| Exercise requirements |
Line by line, repeat the data below exactly, beginning at the first line and ending at the line with "import * as". Omit pictures.

| Data excerpt |
□ □ □ □

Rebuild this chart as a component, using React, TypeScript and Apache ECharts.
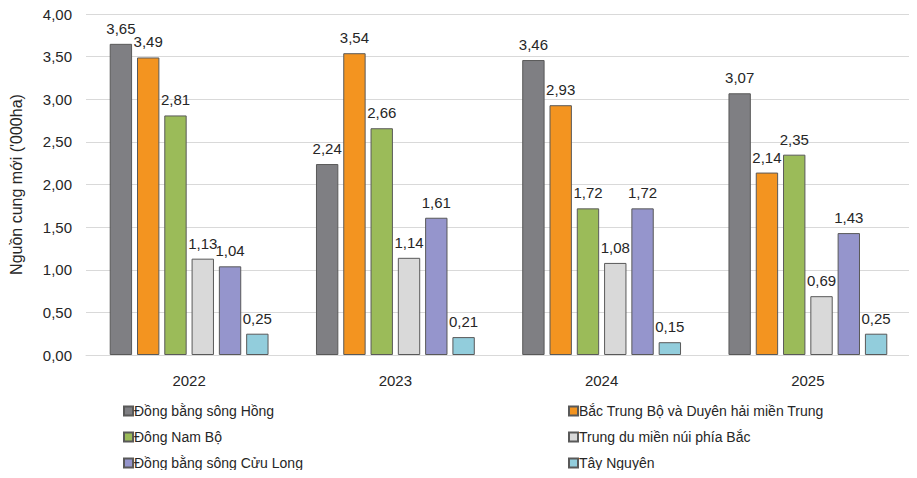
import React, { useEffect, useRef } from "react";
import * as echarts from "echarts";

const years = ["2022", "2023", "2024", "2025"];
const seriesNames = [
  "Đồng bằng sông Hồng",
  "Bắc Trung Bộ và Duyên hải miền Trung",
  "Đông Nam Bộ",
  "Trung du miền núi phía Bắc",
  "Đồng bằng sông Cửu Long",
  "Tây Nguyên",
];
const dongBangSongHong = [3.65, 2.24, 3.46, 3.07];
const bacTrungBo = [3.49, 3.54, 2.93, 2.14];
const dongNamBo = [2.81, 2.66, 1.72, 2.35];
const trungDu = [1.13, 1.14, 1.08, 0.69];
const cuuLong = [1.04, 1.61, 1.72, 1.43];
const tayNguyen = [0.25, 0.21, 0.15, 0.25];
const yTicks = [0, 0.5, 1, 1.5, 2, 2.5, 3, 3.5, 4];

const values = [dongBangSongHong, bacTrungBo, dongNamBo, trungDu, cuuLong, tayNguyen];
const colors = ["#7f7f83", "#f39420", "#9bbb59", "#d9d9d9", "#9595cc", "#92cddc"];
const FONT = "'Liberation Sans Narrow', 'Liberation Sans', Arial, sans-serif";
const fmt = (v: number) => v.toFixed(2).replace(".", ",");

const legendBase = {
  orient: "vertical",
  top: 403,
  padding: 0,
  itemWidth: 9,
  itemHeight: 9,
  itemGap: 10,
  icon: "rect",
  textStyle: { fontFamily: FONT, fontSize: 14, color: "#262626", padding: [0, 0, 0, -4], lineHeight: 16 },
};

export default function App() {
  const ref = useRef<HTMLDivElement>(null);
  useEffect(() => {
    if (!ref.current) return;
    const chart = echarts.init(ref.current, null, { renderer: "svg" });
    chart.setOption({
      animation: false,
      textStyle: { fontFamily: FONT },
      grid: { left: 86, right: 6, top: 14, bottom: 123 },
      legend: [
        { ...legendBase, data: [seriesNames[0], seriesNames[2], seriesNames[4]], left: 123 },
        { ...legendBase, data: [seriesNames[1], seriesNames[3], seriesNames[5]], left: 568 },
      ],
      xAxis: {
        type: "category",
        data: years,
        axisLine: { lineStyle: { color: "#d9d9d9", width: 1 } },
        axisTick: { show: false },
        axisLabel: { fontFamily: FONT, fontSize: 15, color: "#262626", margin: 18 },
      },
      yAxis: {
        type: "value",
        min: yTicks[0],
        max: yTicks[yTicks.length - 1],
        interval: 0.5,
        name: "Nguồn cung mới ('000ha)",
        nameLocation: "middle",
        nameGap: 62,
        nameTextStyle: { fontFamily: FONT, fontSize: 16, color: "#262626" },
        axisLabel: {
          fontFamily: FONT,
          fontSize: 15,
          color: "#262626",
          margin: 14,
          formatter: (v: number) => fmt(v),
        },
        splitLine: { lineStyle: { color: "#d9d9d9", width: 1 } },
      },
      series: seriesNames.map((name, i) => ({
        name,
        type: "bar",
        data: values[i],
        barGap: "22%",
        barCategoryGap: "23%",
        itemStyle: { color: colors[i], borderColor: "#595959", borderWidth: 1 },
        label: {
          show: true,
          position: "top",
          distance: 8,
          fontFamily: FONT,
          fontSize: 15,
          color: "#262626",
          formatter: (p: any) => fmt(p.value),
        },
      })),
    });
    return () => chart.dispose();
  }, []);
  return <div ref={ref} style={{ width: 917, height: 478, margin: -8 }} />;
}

□ □ □ □

| Answer |
Rebuild this chart as a component, using React, TypeScript and Apache ECharts.
import React, { useEffect, useRef } from "react";
import * as echarts from "echarts";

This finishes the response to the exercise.